## SHORT PROBLEM
All of the data should be repeated exactly; pictures are not part of the copy.

## SUPPLIED DATA

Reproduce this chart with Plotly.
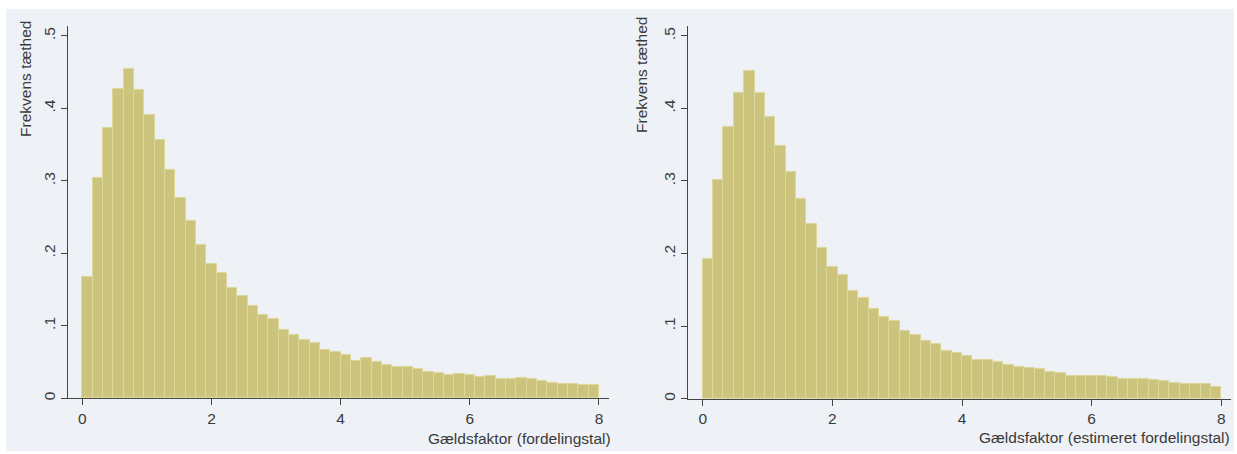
import plotly.graph_objects as go

# ---- data ----
bin_start = 0.0
bin_width = 0.16
density_left = [0.167, 0.304, 0.373, 0.427, 0.454, 0.425, 0.391, 0.356, 0.315, 0.277,
                0.245, 0.211, 0.186, 0.173, 0.152, 0.141, 0.127, 0.115, 0.109, 0.094,
                0.088, 0.080, 0.077, 0.067, 0.064, 0.060, 0.051, 0.055, 0.050, 0.046,
                0.043, 0.043, 0.040, 0.036, 0.035, 0.032, 0.033, 0.032, 0.029, 0.031,
                0.027, 0.027, 0.028, 0.027, 0.024, 0.021, 0.020, 0.020, 0.018, 0.018]
density_right = [0.192, 0.301, 0.374, 0.422, 0.452, 0.421, 0.389, 0.349, 0.312, 0.275,
                 0.241, 0.208, 0.181, 0.170, 0.149, 0.139, 0.124, 0.113, 0.107, 0.093,
                 0.088, 0.080, 0.075, 0.066, 0.063, 0.059, 0.054, 0.054, 0.051, 0.046,
                 0.044, 0.043, 0.041, 0.037, 0.035, 0.032, 0.032, 0.031, 0.031, 0.030,
                 0.027, 0.027, 0.027, 0.026, 0.024, 0.022, 0.020, 0.020, 0.020, 0.017]
y_ticks = [0, 0.1, 0.2, 0.3, 0.4, 0.5]
y_ticklabels = ["0", ".1", ".2", ".3", ".4", ".5"]
x_ticks = [0, 2, 4, 6, 8]
x_ticklabels = ["0", "2", "4", "6", "8"]
y_title = "Frekvens tæthed"
x_title_left = "Gældsfaktor (fordelingstal)"
x_title_right = "Gældsfaktor (estimeret fordelingstal)"

W, H = 1237, 454
BAR = "#CCC47D"
BAR_LINE = "#DCD89C"
TXT = "#3a3a3a"
AX = "#454545"
GRID = "#EAF0F4"
BG = "#EEF1F6"
FONT = "Liberation Sans, Arial, sans-serif"
TICK_SIZE = 15.5
TITLE_SIZE = 15.5

def centers(vals):
    return [bin_start + bin_width * (i + 0.5) for i in range(len(vals))]

fig = go.Figure()
fig.add_trace(go.Bar(x=centers(density_left), y=density_left, width=bin_width,
                     marker=dict(color=BAR, line=dict(color=BAR_LINE, width=1)),
                     xaxis="x", yaxis="y", showlegend=False, hoverinfo="x+y"))
fig.add_trace(go.Bar(x=centers(density_right), y=density_right, width=bin_width,
                     marker=dict(color=BAR, line=dict(color=BAR_LINE, width=1)),
                     xaxis="x2", yaxis="y2", showlegend=False, hoverinfo="x+y"))

def px(v):
    return v / W

def py(v):
    return (H - v) / H

xcommon = dict(tickmode="array", tickvals=x_ticks, ticktext=x_ticklabels,
               showgrid=False, zeroline=False, showline=True, linecolor=AX, linewidth=1.3,
               ticks="outside", ticklen=6, tickcolor=AX, tickwidth=1,
               tickfont=dict(size=TICK_SIZE, color=TXT, family=FONT), fixedrange=True)
ycommon = dict(tickmode="array", tickvals=y_ticks, ticktext=y_ticklabels,
               showgrid=True, gridcolor=GRID, gridwidth=1, zeroline=False,
               showline=True, linecolor=AX, linewidth=1.3,
               ticks="outside", ticklen=6, tickcolor=AX, tickwidth=1, tickangle=-90,
               tickfont=dict(size=TICK_SIZE, color=TXT, family=FONT), range=[0, 0.5137],
               fixedrange=True)

fig.update_layout(
    width=W, height=H,
    margin=dict(l=0, r=0, t=0, b=0),
    paper_bgcolor="white", plot_bgcolor="white",
    bargap=0,
    font=dict(family=FONT, color=TXT),
    xaxis=dict(domain=[px(68), px(609)], range=[-0.221, 8.155], anchor="y", **xcommon),
    yaxis=dict(domain=[py(400), py(26)], anchor="x", **ycommon),
    xaxis2=dict(domain=[px(688), px(1230.7)], range=[-0.227, 8.145], anchor="y2", **xcommon),
    yaxis2=dict(domain=[py(400.5), py(26)], anchor="x2", **ycommon),
    shapes=[dict(type="rect", xref="paper", yref="paper", x0=px(6), x1=px(1234),
                 y0=py(453), y1=py(9), fillcolor=BG, line=dict(width=0), layer="below")],
    annotations=[
        dict(text=y_title, textangle=-90, xref="paper", yref="paper", x=px(26), y=py(19),
             xanchor="center", yanchor="top", showarrow=False,
             font=dict(size=TITLE_SIZE, color=TXT, family=FONT)),
        dict(text=y_title, textangle=-90, xref="paper", yref="paper", x=px(642), y=py(15),
             xanchor="center", yanchor="top", showarrow=False,
             font=dict(size=TITLE_SIZE, color=TXT, family=FONT)),
        dict(text=x_title_left, xref="paper", yref="paper", x=px(613), y=py(440),
             xanchor="right", yanchor="middle", showarrow=False,
             font=dict(size=TITLE_SIZE, color=TXT, family=FONT)),
        dict(text=x_title_right, xref="paper", yref="paper", x=px(1232), y=py(439),
             xanchor="right", yanchor="middle", showarrow=False,
             font=dict(size=TITLE_SIZE, color=TXT, family=FONT)),
    ],
)

fig.write_html("out.html",
               config={"displayModeBar": False},
               post_script="document.body.style.margin='0';document.body.style.overflow='hidden';")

## RESPONSE TO THE EXERCISE
Reproduce this chart with Plotly.
import plotly.graph_objects as go

# ---- data ----
bin_start = 0.0
bin_width = 0.16
density_left = [0.167, 0.304, 0.373, 0.427, 0.454, 0.425, 0.391, 0.356, 0.315, 0.277,
                0.245, 0.211, 0.186, 0.173, 0.152, 0.141, 0.127, 0.115, 0.109, 0.094,
                0.088, 0.080, 0.077, 0.067, 0.064, 0.060, 0.051, 0.055, 0.050, 0.046,
                0.043, 0.043, 0.040, 0.036, 0.035, 0.032, 0.033, 0.032, 0.029, 0.031,
                0.027, 0.027, 0.028, 0.027, 0.024, 0.021, 0.020, 0.020, 0.018, 0.018]
density_right = [0.192, 0.301, 0.374, 0.422, 0.452, 0.421, 0.389, 0.349, 0.312, 0.275,
                 0.241, 0.208, 0.181, 0.170, 0.149, 0.139, 0.124, 0.113, 0.107, 0.093,
                 0.088, 0.080, 0.075, 0.066, 0.063, 0.059, 0.054, 0.054, 0.051, 0.046,
                 0.044, 0.043, 0.041, 0.037, 0.035, 0.032, 0.032, 0.031, 0.031, 0.030,
                 0.027, 0.027, 0.027, 0.026, 0.024, 0.022, 0.020, 0.020, 0.020, 0.017]
y_ticks = [0, 0.1, 0.2, 0.3, 0.4, 0.5]
y_ticklabels = ["0", ".1", ".2", ".3", ".4", ".5"]
x_ticks = [0, 2, 4, 6, 8]
x_ticklabels = ["0", "2", "4", "6", "8"]
y_title = "Frekvens tæthed"
x_title_left = "Gældsfaktor (fordelingstal)"
x_title_right = "Gældsfaktor (estimeret fordelingstal)"

W, H = 1237, 454
BAR = "#CCC47D"
BAR_LINE = "#DCD89C"
TXT = "#3a3a3a"
AX = "#454545"
GRID = "#EAF0F4"
BG = "#EEF1F6"
FONT = "Liberation Sans, Arial, sans-serif"
TICK_SIZE = 15.5
TITLE_SIZE = 15.5

def centers(vals):
    return [bin_start + bin_width * (i + 0.5) for i in range(len(vals))]

fig = go.Figure()
fig.add_trace(go.Bar(x=centers(density_left), y=density_left, width=bin_width,
                     marker=dict(color=BAR, line=dict(color=BAR_LINE, width=1)),
                     xaxis="x", yaxis="y", showlegend=False, hoverinfo="x+y"))
fig.add_trace(go.Bar(x=centers(density_right), y=density_right, width=bin_width,
                     marker=dict(color=BAR, line=dict(color=BAR_LINE, width=1)),
                     xaxis="x2", yaxis="y2", showlegend=False, hoverinfo="x+y"))

def px(v):
    return v / W

def py(v):
    return (H - v) / H

xcommon = dict(tickmode="array", tickvals=x_ticks, ticktext=x_ticklabels,
               showgrid=False, zeroline=False, showline=True, linecolor=AX, linewidth=1.3,
               ticks="outside", ticklen=6, tickcolor=AX, tickwidth=1,
               tickfont=dict(size=TICK_SIZE, color=TXT, family=FONT), fixedrange=True)
ycommon = dict(tickmode="array", tickvals=y_ticks, ticktext=y_ticklabels,
               showgrid=True, gridcolor=GRID, gridwidth=1, zeroline=False,
               showline=True, linecolor=AX, linewidth=1.3,
               ticks="outside", ticklen=6, tickcolor=AX, tickwidth=1, tickangle=-90,
               tickfont=dict(size=TICK_SIZE, color=TXT, family=FONT), range=[0, 0.5137],
               fixedrange=True)

fig.update_layout(
    width=W, height=H,
    margin=dict(l=0, r=0, t=0, b=0),
    paper_bgcolor="white", plot_bgcolor="white",
    bargap=0,
    font=dict(family=FONT, color=TXT),
    xaxis=dict(domain=[px(68), px(609)], range=[-0.221, 8.155], anchor="y", **xcommon),
    yaxis=dict(domain=[py(400), py(26)], anchor="x", **ycommon),
    xaxis2=dict(domain=[px(688), px(1230.7)], range=[-0.227, 8.145], anchor="y2", **xcommon),
    yaxis2=dict(domain=[py(400.5), py(26)], anchor="x2", **ycommon),
    shapes=[dict(type="rect", xref="paper", yref="paper", x0=px(6), x1=px(1234),
                 y0=py(453), y1=py(9), fillcolor=BG, line=dict(width=0), layer="below")],
    annotations=[
        dict(text=y_title, textangle=-90, xref="paper", yref="paper", x=px(26), y=py(19),
             xanchor="center", yanchor="top", showarrow=False,
             font=dict(size=TITLE_SIZE, color=TXT, family=FONT)),
        dict(text=y_title, textangle=-90, xref="paper", yref="paper", x=px(642), y=py(15),
             xanchor="center", yanchor="top", showarrow=False,
             font=dict(size=TITLE_SIZE, color=TXT, family=FONT)),
        dict(text=x_title_left, xref="paper", yref="paper", x=px(613), y=py(440),
             xanchor="right", yanchor="middle", showarrow=False,
             font=dict(size=TITLE_SIZE, color=TXT, family=FONT)),
        dict(text=x_title_right, xref="paper", yref="paper", x=px(1232), y=py(439),
             xanchor="right", yanchor="middle", showarrow=False,
             font=dict(size=TITLE_SIZE, color=TXT, family=FONT)),
    ],
)

fig.write_html("out.html",
               config={"displayModeBar": False},
               post_script="document.body.style.margin='0';document.body.style.overflow='hidden';")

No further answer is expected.